* Start Dataset excerpt *

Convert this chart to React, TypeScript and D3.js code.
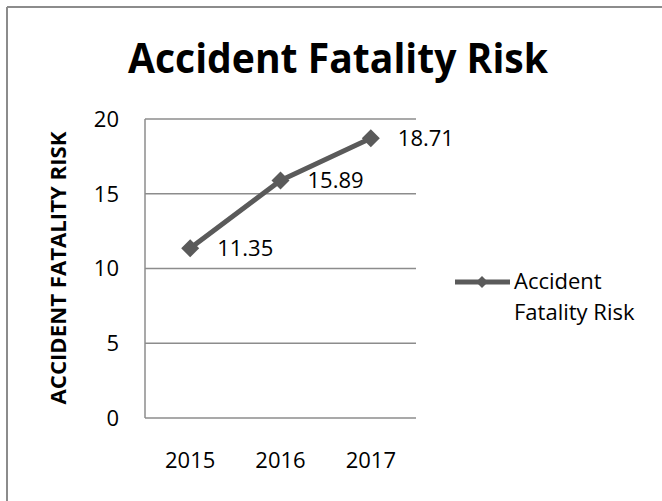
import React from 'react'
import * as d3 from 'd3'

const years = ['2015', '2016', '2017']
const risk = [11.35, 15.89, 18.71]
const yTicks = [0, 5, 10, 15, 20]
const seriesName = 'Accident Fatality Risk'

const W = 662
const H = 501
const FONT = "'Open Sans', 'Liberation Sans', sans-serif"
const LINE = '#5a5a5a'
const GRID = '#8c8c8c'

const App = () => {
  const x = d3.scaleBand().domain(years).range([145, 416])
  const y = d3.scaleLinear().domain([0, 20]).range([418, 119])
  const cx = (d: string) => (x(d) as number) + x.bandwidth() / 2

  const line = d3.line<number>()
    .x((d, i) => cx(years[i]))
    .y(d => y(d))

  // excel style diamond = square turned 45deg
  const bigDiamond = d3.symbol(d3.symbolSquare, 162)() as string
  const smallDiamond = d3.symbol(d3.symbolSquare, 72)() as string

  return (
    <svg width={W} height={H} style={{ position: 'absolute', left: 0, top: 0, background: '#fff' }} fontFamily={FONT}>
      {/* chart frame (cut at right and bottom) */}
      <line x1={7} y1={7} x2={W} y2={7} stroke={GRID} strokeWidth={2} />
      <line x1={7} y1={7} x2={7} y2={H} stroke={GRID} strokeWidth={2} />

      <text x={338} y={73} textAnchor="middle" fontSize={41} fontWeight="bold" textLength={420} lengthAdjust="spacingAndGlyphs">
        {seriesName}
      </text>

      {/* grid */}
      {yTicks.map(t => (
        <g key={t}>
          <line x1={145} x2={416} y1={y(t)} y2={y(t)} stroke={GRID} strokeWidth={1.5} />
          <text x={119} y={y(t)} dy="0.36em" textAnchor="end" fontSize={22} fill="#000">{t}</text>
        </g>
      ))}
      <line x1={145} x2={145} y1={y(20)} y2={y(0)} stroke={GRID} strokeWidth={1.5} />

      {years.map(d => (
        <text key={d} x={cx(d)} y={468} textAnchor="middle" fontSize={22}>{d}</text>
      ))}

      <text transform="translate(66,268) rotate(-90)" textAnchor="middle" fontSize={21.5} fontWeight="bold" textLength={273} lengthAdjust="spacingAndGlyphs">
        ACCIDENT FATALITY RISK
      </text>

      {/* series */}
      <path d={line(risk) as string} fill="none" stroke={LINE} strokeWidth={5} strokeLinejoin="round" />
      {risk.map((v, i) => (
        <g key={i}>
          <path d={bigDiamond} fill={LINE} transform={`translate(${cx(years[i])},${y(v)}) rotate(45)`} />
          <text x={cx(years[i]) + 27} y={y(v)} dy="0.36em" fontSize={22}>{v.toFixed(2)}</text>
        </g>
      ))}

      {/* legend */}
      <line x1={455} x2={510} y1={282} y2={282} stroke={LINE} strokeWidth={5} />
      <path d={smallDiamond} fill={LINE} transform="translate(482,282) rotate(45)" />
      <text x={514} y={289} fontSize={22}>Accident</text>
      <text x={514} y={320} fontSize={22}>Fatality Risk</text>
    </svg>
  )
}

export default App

* End Dataset excerpt *

*Exercise*: Copy out the data above exactly, except the pictures.

*Result for this exercise*:
Convert this chart to React, TypeScript and D3.js code.
import React from 'react'
import * as d3 from 'd3'

const years = ['2015', '2016', '2017']
const risk = [11.35, 15.89, 18.71]
const yTicks = [0, 5, 10, 15, 20]
const seriesName = 'Accident Fatality Risk'

const W = 662
const H = 501
const FONT = "'Open Sans', 'Liberation Sans', sans-serif"
const LINE = '#5a5a5a'
const GRID = '#8c8c8c'

const App = () => {
  const x = d3.scaleBand().domain(years).range([145, 416])
  const y = d3.scaleLinear().domain([0, 20]).range([418, 119])
  const cx = (d: string) => (x(d) as number) + x.bandwidth() / 2

  const line = d3.line<number>()
    .x((d, i) => cx(years[i]))
    .y(d => y(d))

  // excel style diamond = square turned 45deg
  const bigDiamond = d3.symbol(d3.symbolSquare, 162)() as string
  const smallDiamond = d3.symbol(d3.symbolSquare, 72)() as string

  return (
    <svg width={W} height={H} style={{ position: 'absolute', left: 0, top: 0, background: '#fff' }} fontFamily={FONT}>
      {/* chart frame (cut at right and bottom) */}
      <line x1={7} y1={7} x2={W} y2={7} stroke={GRID} strokeWidth={2} />
      <line x1={7} y1={7} x2={7} y2={H} stroke={GRID} strokeWidth={2} />

      <text x={338} y={73} textAnchor="middle" fontSize={41} fontWeight="bold" textLength={420} lengthAdjust="spacingAndGlyphs">
        {seriesName}
      </text>

      {/* grid */}
      {yTicks.map(t => (
        <g key={t}>
          <line x1={145} x2={416} y1={y(t)} y2={y(t)} stroke={GRID} strokeWidth={1.5} />
          <text x={119} y={y(t)} dy="0.36em" textAnchor="end" fontSize={22} fill="#000">{t}</text>
        </g>
      ))}
      <line x1={145} x2={145} y1={y(20)} y2={y(0)} stroke={GRID} strokeWidth={1.5} />

      {years.map(d => (
        <text key={d} x={cx(d)} y={468} textAnchor="middle" fontSize={22}>{d}</text>
      ))}

      <text transform="translate(66,268) rotate(-90)" textAnchor="middle" fontSize={21.5} fontWeight="bold" textLength={273} lengthAdjust="spacingAndGlyphs">
        ACCIDENT FATALITY RISK
      </text>

      {/* series */}
      <path d={line(risk) as string} fill="none" stroke={LINE} strokeWidth={5} strokeLinejoin="round" />
      {risk.map((v, i) => (
        <g key={i}>
          <path d={bigDiamond} fill={LINE} transform={`translate(${cx(years[i])},${y(v)}) rotate(45)`} />
          <text x={cx(years[i]) + 27} y={y(v)} dy="0.36em" fontSize={22}>{v.toFixed(2)}</text>
        </g>
      ))}

      {/* legend */}
      <line x1={455} x2={510} y1={282} y2={282} stroke={LINE} strokeWidth={5} />
      <path d={smallDiamond} fill={LINE} transform="translate(482,282) rotate(45)" />
      <text x={514} y={289} fontSize={22}>Accident</text>
      <text x={514} y={320} fontSize={22}>Fatality Risk</text>
    </svg>
  )
}

export default App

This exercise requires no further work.